- THE EXERCISE -
Copy the data that follows, character for character, minus the pictures.

- AVAILABLE DATA -
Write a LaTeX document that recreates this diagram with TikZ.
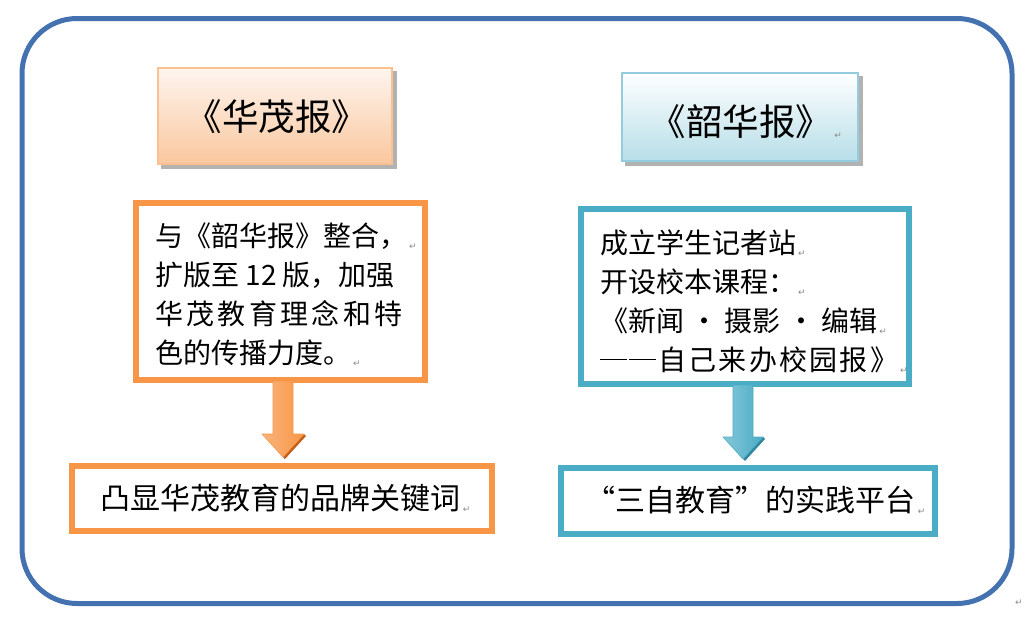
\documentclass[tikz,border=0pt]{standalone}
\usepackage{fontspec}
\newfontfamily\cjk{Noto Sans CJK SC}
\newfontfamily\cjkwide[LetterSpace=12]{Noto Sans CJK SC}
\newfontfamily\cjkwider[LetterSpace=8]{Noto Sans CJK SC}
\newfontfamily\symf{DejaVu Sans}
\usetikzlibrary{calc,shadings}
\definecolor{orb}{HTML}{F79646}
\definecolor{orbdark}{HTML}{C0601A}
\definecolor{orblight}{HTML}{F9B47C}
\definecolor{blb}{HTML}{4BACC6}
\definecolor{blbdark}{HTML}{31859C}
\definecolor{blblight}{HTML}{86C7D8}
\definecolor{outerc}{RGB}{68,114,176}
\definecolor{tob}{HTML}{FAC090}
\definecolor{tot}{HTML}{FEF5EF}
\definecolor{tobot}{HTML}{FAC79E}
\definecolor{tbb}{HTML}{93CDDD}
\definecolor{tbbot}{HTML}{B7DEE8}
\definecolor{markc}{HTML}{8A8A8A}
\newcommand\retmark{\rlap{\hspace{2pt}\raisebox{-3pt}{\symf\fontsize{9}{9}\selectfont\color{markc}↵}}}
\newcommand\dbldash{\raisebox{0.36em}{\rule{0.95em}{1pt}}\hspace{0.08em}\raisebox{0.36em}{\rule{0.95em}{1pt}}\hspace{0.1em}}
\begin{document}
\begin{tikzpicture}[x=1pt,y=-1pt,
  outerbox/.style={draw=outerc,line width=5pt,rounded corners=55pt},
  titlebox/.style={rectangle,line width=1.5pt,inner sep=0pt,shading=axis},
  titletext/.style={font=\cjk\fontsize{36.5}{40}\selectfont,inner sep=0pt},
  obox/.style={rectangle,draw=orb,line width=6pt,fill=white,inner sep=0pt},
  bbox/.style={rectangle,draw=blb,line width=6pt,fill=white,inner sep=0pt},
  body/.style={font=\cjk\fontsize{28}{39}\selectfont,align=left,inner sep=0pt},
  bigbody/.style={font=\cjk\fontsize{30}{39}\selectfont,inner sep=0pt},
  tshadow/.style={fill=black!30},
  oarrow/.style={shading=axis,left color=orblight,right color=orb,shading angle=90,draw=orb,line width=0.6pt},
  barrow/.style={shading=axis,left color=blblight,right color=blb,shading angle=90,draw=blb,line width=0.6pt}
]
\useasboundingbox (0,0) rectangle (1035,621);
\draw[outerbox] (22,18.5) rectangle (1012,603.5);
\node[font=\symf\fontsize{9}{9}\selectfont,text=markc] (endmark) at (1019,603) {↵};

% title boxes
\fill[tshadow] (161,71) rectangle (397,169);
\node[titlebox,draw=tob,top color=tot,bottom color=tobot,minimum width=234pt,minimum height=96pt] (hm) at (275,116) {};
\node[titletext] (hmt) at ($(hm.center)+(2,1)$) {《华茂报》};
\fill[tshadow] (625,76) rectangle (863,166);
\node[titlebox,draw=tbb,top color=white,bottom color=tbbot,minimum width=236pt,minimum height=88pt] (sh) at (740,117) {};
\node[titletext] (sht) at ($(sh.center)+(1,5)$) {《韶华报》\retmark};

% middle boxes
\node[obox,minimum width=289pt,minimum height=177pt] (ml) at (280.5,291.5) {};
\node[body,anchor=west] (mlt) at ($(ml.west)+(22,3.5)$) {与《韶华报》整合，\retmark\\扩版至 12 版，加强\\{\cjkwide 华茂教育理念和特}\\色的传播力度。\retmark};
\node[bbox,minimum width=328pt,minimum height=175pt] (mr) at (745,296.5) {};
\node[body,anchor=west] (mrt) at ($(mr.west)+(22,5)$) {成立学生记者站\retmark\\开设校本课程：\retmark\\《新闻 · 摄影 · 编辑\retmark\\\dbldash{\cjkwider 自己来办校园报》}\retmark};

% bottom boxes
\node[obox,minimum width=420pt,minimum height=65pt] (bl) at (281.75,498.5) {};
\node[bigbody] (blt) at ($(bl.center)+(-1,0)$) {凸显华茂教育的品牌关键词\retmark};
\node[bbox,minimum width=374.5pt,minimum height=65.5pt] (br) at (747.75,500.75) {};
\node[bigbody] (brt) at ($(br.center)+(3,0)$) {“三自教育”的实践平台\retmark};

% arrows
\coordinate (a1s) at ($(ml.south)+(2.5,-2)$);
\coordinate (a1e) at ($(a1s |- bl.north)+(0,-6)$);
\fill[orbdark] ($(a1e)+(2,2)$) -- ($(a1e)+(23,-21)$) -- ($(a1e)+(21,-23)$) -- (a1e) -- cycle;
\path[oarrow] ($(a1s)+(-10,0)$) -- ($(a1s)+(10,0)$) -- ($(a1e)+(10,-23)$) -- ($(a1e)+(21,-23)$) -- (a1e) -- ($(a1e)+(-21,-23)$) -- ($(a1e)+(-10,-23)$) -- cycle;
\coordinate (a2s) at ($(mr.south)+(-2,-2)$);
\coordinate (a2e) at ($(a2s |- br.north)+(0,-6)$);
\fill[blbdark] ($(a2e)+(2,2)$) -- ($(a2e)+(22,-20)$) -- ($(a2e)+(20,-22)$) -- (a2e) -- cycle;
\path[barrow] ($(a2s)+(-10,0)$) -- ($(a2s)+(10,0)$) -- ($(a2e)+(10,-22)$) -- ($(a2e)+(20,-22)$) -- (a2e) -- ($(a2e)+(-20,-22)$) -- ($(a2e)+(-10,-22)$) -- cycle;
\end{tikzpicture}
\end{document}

- FINAL RESULT -
Write a LaTeX document that recreates this diagram with TikZ.
\documentclass[tikz,border=0pt]{standalone}
\usepackage{fontspec}
\newfontfamily\cjk{Noto Sans CJK SC}
\newfontfamily\cjkwide[LetterSpace=12]{Noto Sans CJK SC}
\newfontfamily\cjkwider[LetterSpace=8]{Noto Sans CJK SC}
\newfontfamily\symf{DejaVu Sans}
\usetikzlibrary{calc,shadings}
\definecolor{orb}{HTML}{F79646}
\definecolor{orbdark}{HTML}{C0601A}
\definecolor{orblight}{HTML}{F9B47C}
\definecolor{blb}{HTML}{4BACC6}
\definecolor{blbdark}{HTML}{31859C}
\definecolor{blblight}{HTML}{86C7D8}
\definecolor{outerc}{RGB}{68,114,176}
\definecolor{tob}{HTML}{FAC090}
\definecolor{tot}{HTML}{FEF5EF}
\definecolor{tobot}{HTML}{FAC79E}
\definecolor{tbb}{HTML}{93CDDD}
\definecolor{tbbot}{HTML}{B7DEE8}
\definecolor{markc}{HTML}{8A8A8A}
\newcommand\retmark{\rlap{\hspace{2pt}\raisebox{-3pt}{\symf\fontsize{9}{9}\selectfont\color{markc}↵}}}
\newcommand\dbldash{\raisebox{0.36em}{\rule{0.95em}{1pt}}\hspace{0.08em}\raisebox{0.36em}{\rule{0.95em}{1pt}}\hspace{0.1em}}
\begin{document}
\begin{tikzpicture}[x=1pt,y=-1pt,
  outerbox/.style={draw=outerc,line width=5pt,rounded corners=55pt},
  titlebox/.style={rectangle,line width=1.5pt,inner sep=0pt,shading=axis},
  titletext/.style={font=\cjk\fontsize{36.5}{40}\selectfont,inner sep=0pt},
  obox/.style={rectangle,draw=orb,line width=6pt,fill=white,inner sep=0pt},
  bbox/.style={rectangle,draw=blb,line width=6pt,fill=white,inner sep=0pt},
  body/.style={font=\cjk\fontsize{28}{39}\selectfont,align=left,inner sep=0pt},
  bigbody/.style={font=\cjk\fontsize{30}{39}\selectfont,inner sep=0pt},
  tshadow/.style={fill=black!30},
  oarrow/.style={shading=axis,left color=orblight,right color=orb,shading angle=90,draw=orb,line width=0.6pt},
  barrow/.style={shading=axis,left color=blblight,right color=blb,shading angle=90,draw=blb,line width=0.6pt}
]
\useasboundingbox (0,0) rectangle (1035,621);
\draw[outerbox] (22,18.5) rectangle (1012,603.5);
\node[font=\symf\fontsize{9}{9}\selectfont,text=markc] (endmark) at (1019,603) {↵};

% title boxes
\fill[tshadow] (161,71) rectangle (397,169);
\node[titlebox,draw=tob,top color=tot,bottom color=tobot,minimum width=234pt,minimum height=96pt] (hm) at (275,116) {};
\node[titletext] (hmt) at ($(hm.center)+(2,1)$) {《华茂报》};
\fill[tshadow] (625,76) rectangle (863,166);
\node[titlebox,draw=tbb,top color=white,bottom color=tbbot,minimum width=236pt,minimum height=88pt] (sh) at (740,117) {};
\node[titletext] (sht) at ($(sh.center)+(1,5)$) {《韶华报》\retmark};

% middle boxes
\node[obox,minimum width=289pt,minimum height=177pt] (ml) at (280.5,291.5) {};
\node[body,anchor=west] (mlt) at ($(ml.west)+(22,3.5)$) {与《韶华报》整合，\retmark\\扩版至 12 版，加强\\{\cjkwide 华茂教育理念和特}\\色的传播力度。\retmark};
\node[bbox,minimum width=328pt,minimum height=175pt] (mr) at (745,296.5) {};
\node[body,anchor=west] (mrt) at ($(mr.west)+(22,5)$) {成立学生记者站\retmark\\开设校本课程：\retmark\\《新闻 · 摄影 · 编辑\retmark\\\dbldash{\cjkwider 自己来办校园报》}\retmark};

% bottom boxes
\node[obox,minimum width=420pt,minimum height=65pt] (bl) at (281.75,498.5) {};
\node[bigbody] (blt) at ($(bl.center)+(-1,0)$) {凸显华茂教育的品牌关键词\retmark};
\node[bbox,minimum width=374.5pt,minimum height=65.5pt] (br) at (747.75,500.75) {};
\node[bigbody] (brt) at ($(br.center)+(3,0)$) {“三自教育”的实践平台\retmark};

% arrows
\coordinate (a1s) at ($(ml.south)+(2.5,-2)$);
\coordinate (a1e) at ($(a1s |- bl.north)+(0,-6)$);
\fill[orbdark] ($(a1e)+(2,2)$) -- ($(a1e)+(23,-21)$) -- ($(a1e)+(21,-23)$) -- (a1e) -- cycle;
\path[oarrow] ($(a1s)+(-10,0)$) -- ($(a1s)+(10,0)$) -- ($(a1e)+(10,-23)$) -- ($(a1e)+(21,-23)$) -- (a1e) -- ($(a1e)+(-21,-23)$) -- ($(a1e)+(-10,-23)$) -- cycle;
\coordinate (a2s) at ($(mr.south)+(-2,-2)$);
\coordinate (a2e) at ($(a2s |- br.north)+(0,-6)$);
\fill[blbdark] ($(a2e)+(2,2)$) -- ($(a2e)+(22,-20)$) -- ($(a2e)+(20,-22)$) -- (a2e) -- cycle;
\path[barrow] ($(a2s)+(-10,0)$) -- ($(a2s)+(10,0)$) -- ($(a2e)+(10,-22)$) -- ($(a2e)+(20,-22)$) -- (a2e) -- ($(a2e)+(-20,-22)$) -- ($(a2e)+(-10,-22)$) -- cycle;
\end{tikzpicture}
\end{document}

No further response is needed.